> To do: Below are some records. Output the lines from the first one through the line that holds "const dates = alabama.map((d, i)", exactly as written, with no pictures.

> Information shown:
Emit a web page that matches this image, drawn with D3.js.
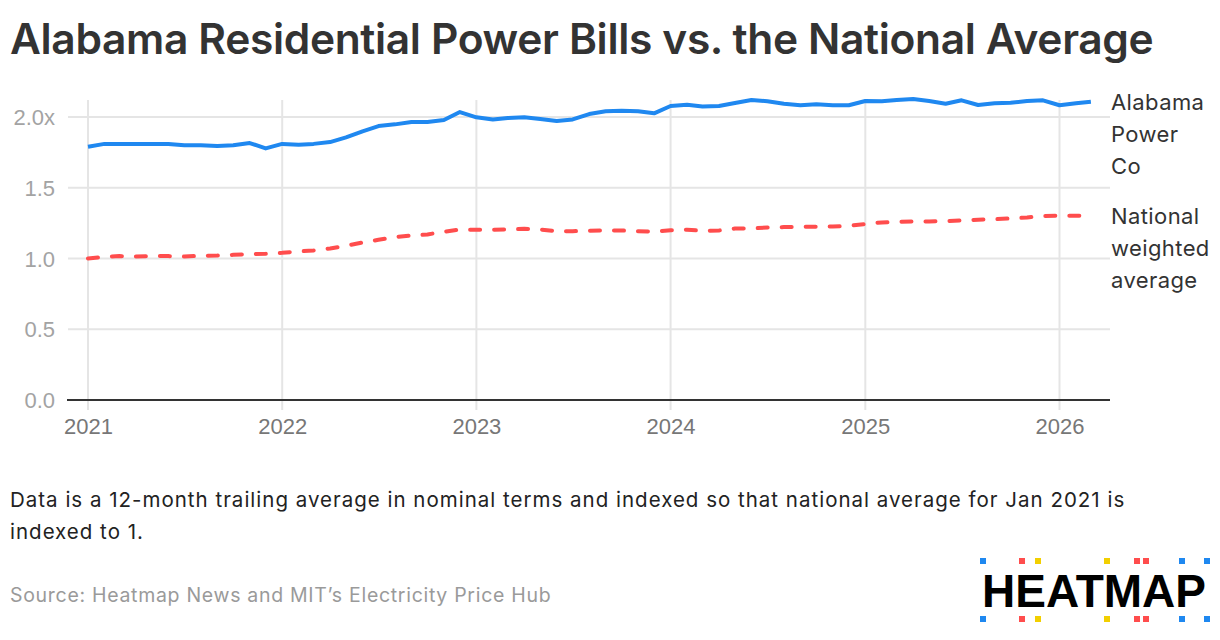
<!DOCTYPE html>
<html>
<head>
<meta charset="utf-8">
<script src="https://cdn.jsdelivr.net/npm/d3@7"></script>
<style>
  body { margin: 0; background: #fff; }
  svg { display: block; }
</style>
</head>
<body>
<svg id="chart" width="1220" height="640"></svg>
<script>
// monthly values, Jan 2021 .. Mar 2026 (indexed, national Jan 2021 = 1)
const startYear = 2021;
const alabama = [
  1.79, 1.81, 1.81, 1.81, 1.81, 1.81, 1.80, 1.80, 1.795, 1.80, 1.816, 1.778,
  1.81, 1.804, 1.81, 1.823, 1.856, 1.899, 1.936, 1.948, 1.965, 1.965, 1.979, 2.035,
  1.998, 1.983, 1.993, 1.998, 1.986, 1.972, 1.983, 2.021, 2.04, 2.045, 2.04, 2.026,
  2.078, 2.087, 2.075, 2.078, 2.099, 2.12, 2.111, 2.094, 2.083, 2.09, 2.083, 2.083,
  2.113, 2.111, 2.12, 2.127, 2.113, 2.094, 2.118, 2.085, 2.097, 2.101, 2.113, 2.118,
  2.083, 2.097, 2.108
];
const national = [
  1.00, 1.012, 1.017, 1.014, 1.017, 1.017, 1.014, 1.019, 1.021, 1.026, 1.031, 1.033,
  1.04, 1.05, 1.057, 1.071, 1.09, 1.113, 1.132, 1.151, 1.163, 1.17, 1.189, 1.205,
  1.203, 1.203, 1.205, 1.21, 1.205, 1.193, 1.193, 1.196, 1.198, 1.198, 1.193, 1.189,
  1.20, 1.203, 1.196, 1.198, 1.212, 1.212, 1.219, 1.222, 1.224, 1.224, 1.226, 1.231,
  1.243, 1.255, 1.259, 1.262, 1.262, 1.264, 1.269, 1.274, 1.278, 1.283, 1.29, 1.30,
  1.302, 1.302, 1.302
];
const yTicks = [0, 0.5, 1, 1.5, 2];
const xTickYears = [2021, 2022, 2023, 2024, 2025, 2026];
const seriesNames = [["Alabama", "Power", "Co"], ["National", "weighted", "average"]];
const noteLines = [
  "Data is a 12-month trailing average in nominal terms and indexed so that national average for Jan 2021 is",
  "indexed to 1."
];
const sourceText = "Source: Heatmap News and MIT\u2019s Electricity Price Hub";

const svg = d3.select("#chart");
const textFont = "Inter, 'Noto Sans', sans-serif";
const axisFont = "'Liberation Sans', Arial, sans-serif";

const x = d3.scaleTime()
  .domain([new Date(2021, 0, 1), new Date(2026, 0, 1)])
  .range([88, 1059.5]);
const y = d3.scaleLinear().domain([0, 2]).range([400, 117]);

const dates = alabama.map((d, i) => new Date(startYear, i, 1));

// title
svg.append("text")
  .attr("x", 10).attr("y", 54)
  .attr("font-family", textFont)
  .attr("font-weight", 600)
  .attr("font-size", 42.5)
  .attr("letter-spacing", -0.35)
  .attr("fill", "#333")
  .text("Alabama Residential Power Bills vs. the National Average");

// grid
const grid = svg.append("g");
grid.selectAll(".hg").data(yTicks.filter(d => d > 0)).enter().append("line")
  .attr("x1", 68).attr("x2", 1110)
  .attr("y1", d => y(d)).attr("y2", d => y(d))
  .attr("stroke", "#e5e5e5").attr("stroke-width", 2);
grid.selectAll(".vg").data(xTickYears).enter().append("line")
  .attr("x1", d => x(new Date(d, 0, 1))).attr("x2", d => x(new Date(d, 0, 1)))
  .attr("y1", 100).attr("y2", 410)
  .attr("stroke", "#e5e5e5").attr("stroke-width", 2);

// baseline
svg.append("line")
  .attr("x1", 67).attr("x2", 1110)
  .attr("y1", y(0)).attr("y2", y(0))
  .attr("stroke", "#333").attr("stroke-width", 2);

// y axis labels
const yAxis = svg.append("g").attr("transform", "translate(55,0)")
  .call(d3.axisLeft(y).tickValues(yTicks).tickSize(0).tickPadding(0)
    .tickFormat(d => d === 2 ? "2.0x" : d3.format(".1f")(d)));
yAxis.select(".domain").remove();
yAxis.selectAll("text")
  .attr("font-family", axisFont).attr("font-size", 22).attr("fill", "#a3a3a3")
  .attr("dy", "0.35em");

// x axis labels
const xAxis = svg.append("g").attr("transform", "translate(0,418)")
  .call(d3.axisBottom(x).tickValues(xTickYears.map(d => new Date(d, 0, 1)))
    .tickSize(0).tickPadding(0).tickFormat(d3.timeFormat("%Y")));
xAxis.select(".domain").remove();
xAxis.selectAll("text")
  .attr("font-family", axisFont).attr("font-size", 22).attr("fill", "#777")
  .attr("dy", "0.71em");

// lines
const line = d3.line().x((d, i) => x(dates[i])).y(d => y(d));
svg.append("path").datum(national)
  .attr("d", line).attr("fill", "none")
  .attr("stroke", "#ff4d4d").attr("stroke-width", 4)
  .attr("stroke-linecap", "round").attr("stroke-linejoin", "round")
  .attr("stroke-dasharray", "10,14");
svg.append("path").datum(alabama)
  .attr("d", line).attr("fill", "none")
  .attr("stroke", "#1f88f0").attr("stroke-width", 4)
  .attr("stroke-linejoin", "round");

// series labels
const labelTops = [110, 224];
seriesNames.forEach((lines, k) => {
  const t = svg.append("text")
    .attr("font-family", textFont).attr("font-size", 22)
    .attr("letter-spacing", 0.4).attr("fill", "#333");
  lines.forEach((s, j) => {
    t.append("tspan").attr("x", 1111).attr("y", labelTops[k] + j * 32).text(s);
  });
});

// note
noteLines.forEach((s, i) => {
  svg.append("text")
    .attr("x", 10).attr("y", 507 + i * 32)
    .attr("font-family", textFont).attr("font-size", 20.5)
    .attr("letter-spacing", 1.0).attr("fill", "#222")
    .text(s);
});

// source
svg.append("text")
  .attr("x", 10).attr("y", 602)
  .attr("font-family", textFont).attr("font-size", 19.5)
  .attr("letter-spacing", 0.7).attr("fill", "#9a9a9a")
  .text(sourceText);

// logo
const logoDots = [
  [983, "#1f88f0"], [1022, "#ff4d4d"], [1038, "#f2cf00"], [1107, "#f2cf00"],
  [1137, "#ff4d4d"], [1146, "#ff4d4d"], [1182, "#1f88f0"], [1207, "#1f88f0"]
];
const logo = svg.append("g");
[561, 619].forEach(cy => {
  logo.selectAll(null).data(logoDots).enter().append("rect")
    .attr("x", d => d[0] - 3).attr("y", cy - 3)
    .attr("width", 6).attr("height", 6)
    .attr("fill", d => d[1]);
});
logo.append("text")
  .attr("x", 982).attr("y", 607)
  .attr("font-family", "'Liberation Sans', Arial, sans-serif")
  .attr("font-weight", 700).attr("font-size", 46)
  .attr("fill", "#000")
  .text("HEATMAP");
</script>
</body>
</html>
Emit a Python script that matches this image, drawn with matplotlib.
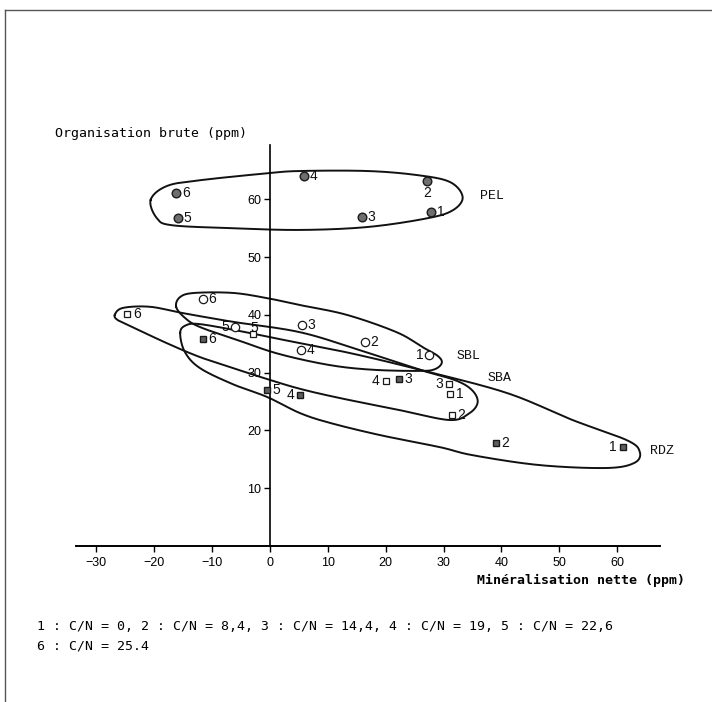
import numpy as np
import matplotlib.pyplot as plt
from matplotlib.lines import Line2D

# points : mineralisation nette (x), organisation brute (y), label = C/N class
pel_x = [27.8, 27.1, 15.9, 5.9, -15.9, -16.2]
pel_y = [57.8, 63.1, 56.9, 64.0, 56.7, 61.1]
pel_lab = ["1", "2", "3", "4", "5", "6"]

sbl_x = [27.5, 16.4, 5.5, 5.4, -6.0, -11.6]
sbl_y = [33.0, 35.3, 38.2, 33.9, 37.9, 42.7]
sbl_lab = ["1", "2", "3", "4", "5", "6"]

sba_x = [31.1, 31.4, 30.9, 20.0, -2.9, -24.7]
sba_y = [26.3, 22.7, 28.0, 28.5, 36.7, 40.1]
sba_lab = ["1", "2", "3", "4", "5", "6"]

rdz_x = [61.0, 39.0, 22.3, 5.2, -0.5, -11.6]
rdz_y = [17.1, 17.8, 28.9, 26.1, 27.0, 35.8]
rdz_lab = ["1", "2", "3", "4", "5", "6"]

# hand drawn envelopes (outline)
pel_env_x = [-20.6, -19.5, -16.8, -6.4, 5.2, 16.8, 27.1, 31.6, 33.3, 31.1, 25.4, 16.8, 5.2, -0.5, -12.1, -17.8]
pel_env_y = [59.9, 56.7, 55.5, 55.0, 54.7, 55.2, 56.7, 58.1, 60.4, 63.0, 64.2, 64.9, 64.9, 64.5, 63.3, 62.3]

sbl_env_x = [-16.2, -15.5, -13.0, -6.4, -0.5, 5.2, 13.3, 21.9, 26.4, 29.0, 29.7, 28.5, 25.9, 17.8, 10.4, 1.7, -5.2, -12.1, -14.7]
sbl_env_y = [41.4, 43.1, 43.8, 43.8, 42.9, 41.7, 40.0, 37.0, 34.4, 32.9, 31.7, 30.6, 30.3, 30.5, 31.3, 33.2, 35.5, 37.9, 39.5]

sba_env_x = [-26.8, -25.4, -20.7, -15.0, -6.4, 5.2, 15.5, 25.9, 32.0, 34.9, 35.9, 34.5, 31.1, 22.5, 12.1, 5.2, -0.5, -6.4, -12.1, -17.8, -24.2, -26.3]
sba_env_y = [40.0, 41.2, 41.4, 40.3, 38.8, 37.0, 33.9, 30.5, 28.7, 27.0, 24.9, 23.0, 21.8, 23.5, 25.6, 27.2, 28.9, 30.8, 32.7, 35.1, 38.1, 39.1]

rdz_env_x = [-15.5, -14.5, -12.1, -5.2, 1.7, 13.8, 25.9, 40.9, 52.3, 61.7, 63.9, 63.0, 58.2, 46.6, 35.1, 29.4, 19.0, 10.4, 5.2, -0.5, -6.4, -12.1, -14.7]
rdz_env_y = [36.9, 38.2, 38.4, 37.2, 35.8, 33.4, 30.5, 26.5, 21.8, 18.3, 16.3, 14.4, 13.5, 14.0, 15.7, 17.1, 19.2, 21.3, 23.0, 25.8, 28.0, 30.8, 33.6]

group_names = ["PEL", "SBL", "SBA", "RDZ"]
group_name_x = [36.3, 32.3, 37.6, 65.6]
group_name_y = [60.6, 32.9, 29.1, 16.4]

x_ticks = [-30, -20, -10, 0, 10, 20, 30, 40, 50, 60]
y_ticks = [10, 20, 30, 40, 50, 60]

caption1 = "1 : C/N = 0, 2 : C/N = 8,4, 3 : C/N = 14,4, 4 : C/N = 19, 5 : C/N = 22,6"
caption2 = "6 : C/N = 25.4"


def closed_spline(xs, ys, n=24):
    # catmull-rom, closed
    P = np.column_stack([xs, ys])
    m = len(P)
    t = np.linspace(0, 1, n, endpoint=False)[:, None]
    segs = []
    for i in range(m):
        p0, p1, p2, p3 = P[i - 1], P[i], P[(i + 1) % m], P[(i + 2) % m]
        segs.append(0.5 * (2 * p1 + (-p0 + p2) * t
                           + (2 * p0 - 5 * p1 + 4 * p2 - p3) * t ** 2
                           + (-p0 + 3 * p1 - 3 * p2 + p3) * t ** 3))
    out = np.vstack(segs)
    out = np.vstack([out, out[:1]])
    return out[:, 0], out[:, 1]


mono = "DejaVu Sans Mono"
fig = plt.figure(figsize=(7.12, 7.02), dpi=100)
ax = fig.add_axes([76 / 712, 1 - 546 / 702, 584 / 712, 401 / 702])
ax.set_xlim(-33.5, 67.4)
ax.set_ylim(0, 69.4)

for ex, ey in [(pel_env_x, pel_env_y), (sbl_env_x, sbl_env_y),
               (sba_env_x, sba_env_y), (rdz_env_x, rdz_env_y)]:
    sx, sy = closed_spline(ex, ey)
    ax.plot(sx, sy, color="#111111", lw=1.4, zorder=2)

ax.plot(pel_x, pel_y, "o", ms=6.2, mfc="#6e6e6e", mec="#1a1a1a", mew=1.0, ls="none", zorder=3)
ax.plot(sbl_x, sbl_y, "o", ms=6, mfc="white", mec="#1a1a1a", mew=0.9, ls="none", zorder=3)
ax.plot(sba_x, sba_y, "s", ms=5, mfc="white", mec="#1a1a1a", mew=0.9, ls="none", zorder=3)
ax.plot(rdz_x, rdz_y, "s", ms=5, mfc="#5e5e5e", mec="#1a1a1a", mew=1.0, ls="none", zorder=3)

# label side for each point: r=right, l=left, t=top, b=below
pel_side = ["r", "b", "r", "r", "r", "r"]
sbl_side = ["l", "r", "r", "r", "l", "r"]
sba_side = ["r", "r", "l", "l", "t", "r"]
rdz_side = ["l", "r", "r", "l", "r", "r"]
offs = {"r": ((4.2, 0), "left", "center"), "l": ((-4.2, 0), "right", "center"),
        "t": ((1.0, 4.2), "center", "center"), "b": ((0, -8.5), "center", "center")}
for xs, ys, labs, sides in [(pel_x, pel_y, pel_lab, pel_side), (sbl_x, sbl_y, sbl_lab, sbl_side),
                            (sba_x, sba_y, sba_lab, sba_side), (rdz_x, rdz_y, rdz_lab, rdz_side)]:
    for x, y, lab, s in zip(xs, ys, labs, sides):
        off, ha, va = offs[s]
        ax.annotate(lab, (x, y), xytext=off, textcoords="offset points", ha=ha, va=va,
                    fontsize=10, family="Liberation Sans", color="#111111", zorder=4)

for name, x, y in zip(group_names, group_name_x, group_name_y):
    ax.text(x, y, name, fontsize=9.5, family="Liberation Mono", ha="left", va="center",
            color="#111111", clip_on=False)

ax.spines["left"].set_position(("data", 0))
ax.spines["top"].set_visible(False)
ax.spines["right"].set_visible(False)
ax.spines["left"].set_linewidth(1.2)
ax.spines["bottom"].set_linewidth(1.4)
ax.set_xticks(x_ticks)
ax.set_yticks(y_ticks)
ax.set_xticklabels([("\u2212" + str(-v)) if v < 0 else str(v) for v in x_ticks])
ax.tick_params(axis="both", direction="out", length=4, width=1.0, labelsize=9, pad=2)
ax.tick_params(axis="x", pad=4)
for lbl in ax.get_xticklabels() + ax.get_yticklabels():
    lbl.set_family("Liberation Sans")

fig.text(55 / 712, 1 - 133 / 702, "Organisation brute (ppm)", family=mono, fontsize=9.5,
         ha="left", va="center")
fig.text(685 / 712, 1 - 580 / 702, "Minéralisation nette (ppm)", family=mono, fontsize=9.5,
         weight="bold", ha="right", va="center")
fig.text(37 / 712, 1 - 626 / 702, caption1, family=mono, fontsize=9.5, ha="left", va="center")
fig.text(37 / 712, 1 - 646 / 702, caption2, family=mono, fontsize=9.5, ha="left", va="center")

# page frame
fig.add_artist(Line2D([5 / 712, 1], [1 - 10 / 702, 1 - 10 / 702], color="#555555", lw=1.0))
fig.add_artist(Line2D([5 / 712, 5 / 712], [0, 1 - 10 / 702], color="#555555", lw=1.0))

fig.savefig("out.png", dpi=100)
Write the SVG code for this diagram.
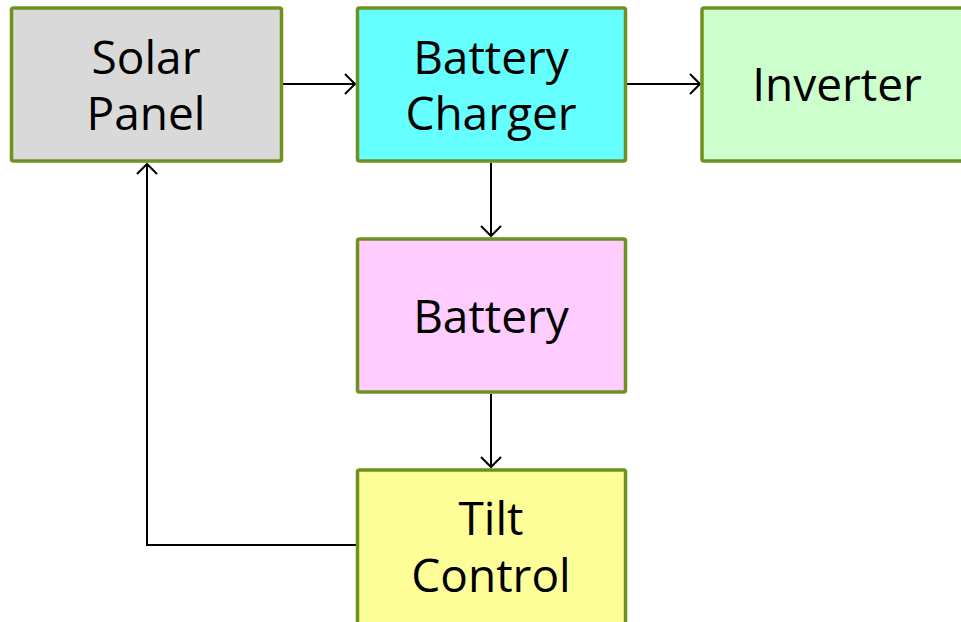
<svg xmlns="http://www.w3.org/2000/svg" width="961" height="622" viewBox="0 0 961 622">
<style>
.box{stroke:#6f9120;stroke-width:3.5}
.lbl{font-family:"Open Sans","DejaVu Sans",sans-serif;font-size:46px;fill:#000;text-anchor:middle}
.con{fill:none;stroke:#000;stroke-width:2}
</style>
<defs>
<marker id="arr" markerWidth="14" markerHeight="22" refX="11" refY="11" orient="auto" markerUnits="userSpaceOnUse">
<path d="M1,1 L11,11 L1,21" fill="none" stroke="#000" stroke-width="2"/>
</marker>
</defs>
<rect width="961" height="622" fill="#fff"/>
<g id="connectors">
<path class="con" d="M282,84 L355,84" marker-end="url(#arr)"/>
<path class="con" d="M627,84 L700,84" marker-end="url(#arr)"/>
<path class="con" d="M491,163 L491,236" marker-end="url(#arr)"/>
<path class="con" d="M491,394 L491,467" marker-end="url(#arr)"/>
<path class="con" d="M356,545 L147,545 L147,164" marker-end="url(#arr)"/>
</g>
<g id="solar-panel">
<rect class="box" x="11.5" y="8" width="270" height="153" rx="2" fill="#d9d9d9"/>
<text class="lbl" x="146" y="74">Solar</text>
<text class="lbl" x="146" y="130">Panel</text>
</g>
<g id="battery-charger">
<rect class="box" x="357.5" y="8" width="268" height="153" rx="2" fill="#66ffff"/>
<text class="lbl" x="491" y="74">Battery</text>
<text class="lbl" x="491" y="130">Charger</text>
</g>
<g id="inverter">
<rect class="box" x="702" y="8" width="275" height="153" rx="2" fill="#ccffcc"/>
<text class="lbl" x="837" y="101">Inverter</text>
</g>
<g id="battery">
<rect class="box" x="357.5" y="239" width="268" height="153" rx="2" fill="#ffccff"/>
<text class="lbl" x="491" y="333">Battery</text>
</g>
<g id="tilt-control">
<rect class="box" x="357.5" y="470" width="268" height="170" rx="2" fill="#ffff99"/>
<text class="lbl" x="491" y="535">Tilt</text>
<text class="lbl" x="491" y="592">Control</text>
</g>
</svg>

> Full solution:
Emit a web page that matches this image, drawn with D3.js.
<!DOCTYPE html>
<html>
<head>
<meta charset="utf-8">
<script src="https://cdn.jsdelivr.net/npm/d3@7"></script>
<style>
  body { margin: 0; background: #fff; }
  svg { display: block; }
</style>
</head>
<body>
<svg id="chart" width="1220" height="640"></svg>
<script>
// monthly values, Jan 2021 .. Mar 2026 (indexed, national Jan 2021 = 1)
const startYear = 2021;
const alabama = [
  1.79, 1.81, 1.81, 1.81, 1.81, 1.81, 1.80, 1.80, 1.795, 1.80, 1.816, 1.778,
  1.81, 1.804, 1.81, 1.823, 1.856, 1.899, 1.936, 1.948, 1.965, 1.965, 1.979, 2.035,
  1.998, 1.983, 1.993, 1.998, 1.986, 1.972, 1.983, 2.021, 2.04, 2.045, 2.04, 2.026,
  2.078, 2.087, 2.075, 2.078, 2.099, 2.12, 2.111, 2.094, 2.083, 2.09, 2.083, 2.083,
  2.113, 2.111, 2.12, 2.127, 2.113, 2.094, 2.118, 2.085, 2.097, 2.101, 2.113, 2.118,
  2.083, 2.097, 2.108
];
const national = [
  1.00, 1.012, 1.017, 1.014, 1.017, 1.017, 1.014, 1.019, 1.021, 1.026, 1.031, 1.033,
  1.04, 1.05, 1.057, 1.071, 1.09, 1.113, 1.132, 1.151, 1.163, 1.17, 1.189, 1.205,
  1.203, 1.203, 1.205, 1.21, 1.205, 1.193, 1.193, 1.196, 1.198, 1.198, 1.193, 1.189,
  1.20, 1.203, 1.196, 1.198, 1.212, 1.212, 1.219, 1.222, 1.224, 1.224, 1.226, 1.231,
  1.243, 1.255, 1.259, 1.262, 1.262, 1.264, 1.269, 1.274, 1.278, 1.283, 1.29, 1.30,
  1.302, 1.302, 1.302
];
const yTicks = [0, 0.5, 1, 1.5, 2];
const xTickYears = [2021, 2022, 2023, 2024, 2025, 2026];
const seriesNames = [["Alabama", "Power", "Co"], ["National", "weighted", "average"]];
const noteLines = [
  "Data is a 12-month trailing average in nominal terms and indexed so that national average for Jan 2021 is",
  "indexed to 1."
];
const sourceText = "Source: Heatmap News and MIT\u2019s Electricity Price Hub";

const svg = d3.select("#chart");
const textFont = "Inter, 'Noto Sans', sans-serif";
const axisFont = "'Liberation Sans', Arial, sans-serif";

const x = d3.scaleTime()
  .domain([new Date(2021, 0, 1), new Date(2026, 0, 1)])
  .range([88, 1059.5]);
const y = d3.scaleLinear().domain([0, 2]).range([400, 117]);

const dates = alabama.map((d, i) => new Date(startYear, i, 1));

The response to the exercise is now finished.